In expanding the NZGI, Washington aims to achieve two goals, step by step. First, it persuades more developed countries to join the initiative to develop net-zero rules. Second, in the name of climate justice it uses international multilateral platforms to force China, India and other large developing countries to boost their emission reductions and shorten their net-zero emission timetables. At present, developed and developing countries have different net-zero emission timetables, as do countries in different stages of development. Therefore, Washington’s effort to expand the NZGI is essentially to force major developing countries to reduce their time for emission reduction, thus weakening the historical responsibility of developed countries. 

Competition for green power 

While it’s only a small part of the U.S. climate strategy, the NZGI demonstrates that America relies on the green alliance it is building to conduct climate diplomacy in terms of green finance, trade, transportation, clean energy innovation, temperature goals, methane emissions reductions and green infrastructure standards. Ultimately, it wants to promote its governance agenda and rules to the international community and to the United Nations, thereby consolidating its power in green finance, innovation and climate security.

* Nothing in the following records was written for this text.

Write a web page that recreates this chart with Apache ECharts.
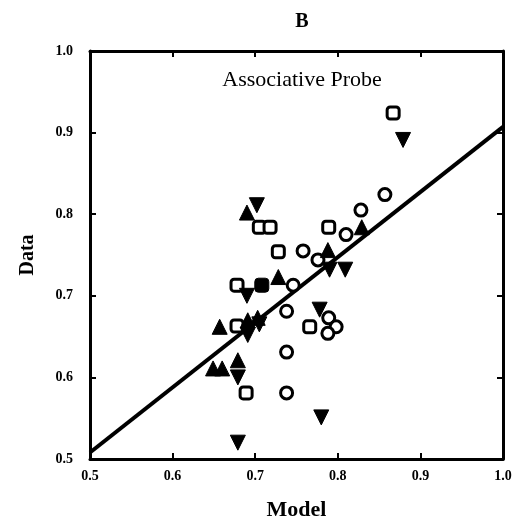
<!DOCTYPE html>
<html>
<head>
<meta charset="utf-8">
<script src="https://cdn.jsdelivr.net/npm/echarts@6/dist/echarts.min.js"></script>
<style>
  html, body { margin: 0; padding: 0; background: #fff; }
  #chart { width: 520px; height: 529px; }
</style>
</head>
<body>
<div id="chart"></div>
<script>
// Axis ticks
const xTicks = [0.5, 0.6, 0.7, 0.8, 0.9, 1.0];
const yTicks = [0.5, 0.6, 0.7, 0.8, 0.9, 1.0];

// Observed vs. predicted, one list per condition: [model, data]
const openSquares = [
  [0.867, 0.924], [0.705, 0.784], [0.718, 0.784], [0.728, 0.754],
  [0.789, 0.784], [0.678, 0.713], [0.678, 0.663], [0.766, 0.662],
  [0.689, 0.581]
];
const filledSquares = [
  [0.708, 0.713]
];
const openCircles = [
  [0.857, 0.824], [0.828, 0.805], [0.810, 0.775], [0.758, 0.755],
  [0.776, 0.744], [0.746, 0.713], [0.738, 0.681], [0.789, 0.673],
  [0.798, 0.662], [0.788, 0.654], [0.738, 0.631], [0.738, 0.581]
];
const upTriangles = [
  [0.690, 0.802], [0.829, 0.784], [0.788, 0.756], [0.728, 0.723],
  [0.657, 0.662], [0.691, 0.670], [0.703, 0.673], [0.679, 0.621],
  [0.649, 0.611], [0.660, 0.611]
];
const downTriangles = [
  [0.702, 0.811], [0.879, 0.891], [0.790, 0.732], [0.809, 0.732],
  [0.690, 0.700], [0.691, 0.652], [0.705, 0.665], [0.778, 0.683],
  [0.679, 0.600], [0.780, 0.551], [0.679, 0.520]
];

// Fitted line endpoints
const fitLine = [[0.5, 0.508], [1.0, 0.907]];

const serif = '"Liberation Serif", "DejaVu Serif", serif';
const ink = '#000';

const chart = echarts.init(document.getElementById('chart'), null, { renderer: 'canvas' });

const tickLabel = {
  fontFamily: serif, fontWeight: 'bold', fontSize: 14, color: ink,
  formatter: v => v.toFixed(1)
};

function axisBase(extra) {
  return Object.assign({
    type: 'value', min: 0.5, max: 1.0, interval: 0.1,
    axisLine: { show: true, lineStyle: { color: ink, width: 3 } },
    axisTick: { show: true, inside: true, length: 6, lineStyle: { color: ink, width: 2 } },
    splitLine: { show: false }
  }, extra);
}

chart.setOption({
  animation: false,
  backgroundColor: '#fff',
  title: [
    { text: 'B', left: 297, top: 7, textAlign: 'center',
      textStyle: { fontFamily: serif, fontWeight: 'bold', fontSize: 20, color: ink } },
    { text: 'Associative Probe', left: 297, top: 64, textAlign: 'center',
      textStyle: { fontFamily: serif, fontWeight: 'normal', fontSize: 22, color: ink } }
  ],
  grid: { left: 90, right: 17, top: 51, bottom: 70 },
  xAxis: [
    axisBase({
      position: 'bottom',
      name: 'Model', nameLocation: 'middle', nameGap: 40,
      nameTextStyle: { fontFamily: serif, fontWeight: 'bold', fontSize: 22, color: ink },
      axisLabel: Object.assign({ margin: 10 }, tickLabel)
    }),
    axisBase({ position: 'top', axisLabel: { show: false } })
  ],
  yAxis: [
    axisBase({
      position: 'left',
      name: 'Data', nameLocation: 'middle', nameGap: 52, nameRotate: 90,
      nameTextStyle: { fontFamily: serif, fontWeight: 'bold', fontSize: 20, color: ink },
      axisLabel: Object.assign({ margin: 17 }, tickLabel)
    }),
    axisBase({ position: 'right', axisLabel: { show: false } })
  ],
  series: [
    {
      type: 'line', data: fitLine, symbol: 'none', z: 1,
      lineStyle: { color: ink, width: 4 }
    },
    {
      type: 'scatter', data: openSquares, symbol: 'roundRect', symbolSize: 12, z: 3,
      itemStyle: { color: '#fff', borderColor: ink, borderWidth: 3, opacity: 1 }
    },
    {
      type: 'scatter', data: filledSquares, symbol: 'roundRect', symbolSize: 14, z: 3,
      itemStyle: { color: ink, borderColor: ink, borderWidth: 1, opacity: 1 }
    },
    {
      type: 'scatter', data: openCircles, symbol: 'circle', symbolSize: 12, z: 3,
      itemStyle: { color: '#fff', borderColor: ink, borderWidth: 3, opacity: 1 }
    },
    {
      type: 'scatter', data: upTriangles, symbol: 'triangle', symbolSize: 15, z: 3,
      itemStyle: { color: ink, borderColor: ink, borderWidth: 1, borderJoin: 'round', opacity: 1 }
    },
    {
      type: 'scatter', data: downTriangles, symbol: 'triangle', symbolRotate: 180, symbolSize: 15, z: 3,
      itemStyle: { color: ink, borderColor: ink, borderWidth: 1, borderJoin: 'round', opacity: 1 }
    }
  ]
});
</script>
</body>
</html>
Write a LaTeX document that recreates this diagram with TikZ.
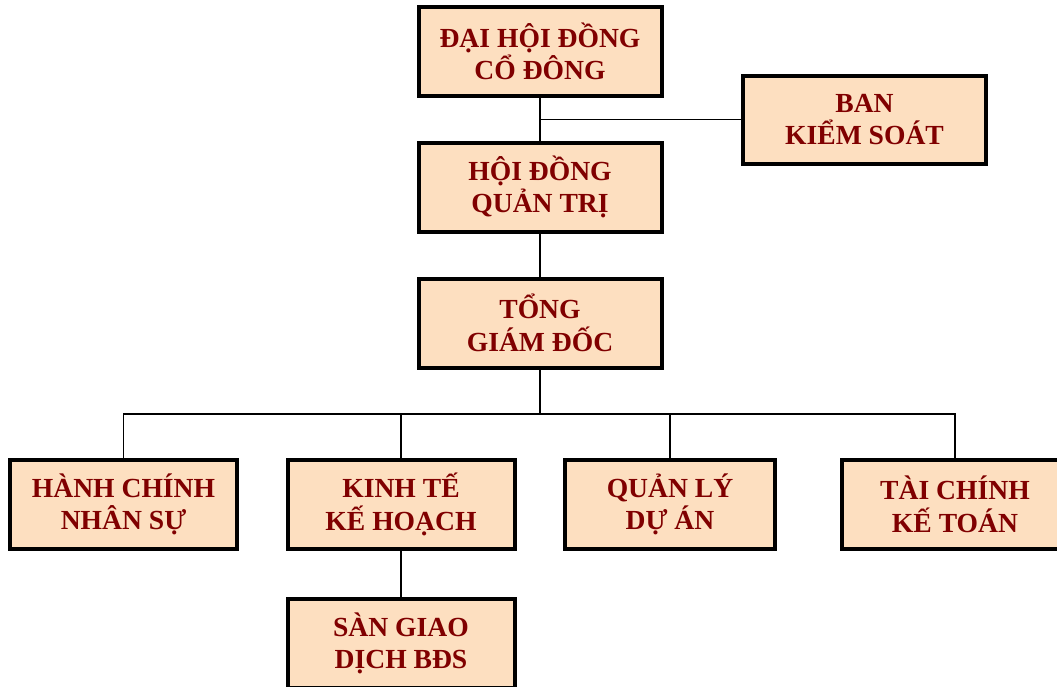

The vast number of developing countries not only live with the impact of climate change but also face the threat of unilateralism and hegemony amid changes in global climate governance. It means that they need to embrace the concept of common, comprehensive, cooperative and sustainable security, strengthen multilateral cooperation (with, for example, the Group of 77 and China) and join hands to maintain the authority of the United Nations and its status as the main platform in global security governance.

Additionally, they need to maintain the stability of the global climate governance system based on the UNFCCC and the Paris agreement, protect the rights and security of developing countries in global climate governance and together build a global climate governance system that is equitable and fair — and one that produces win-win results.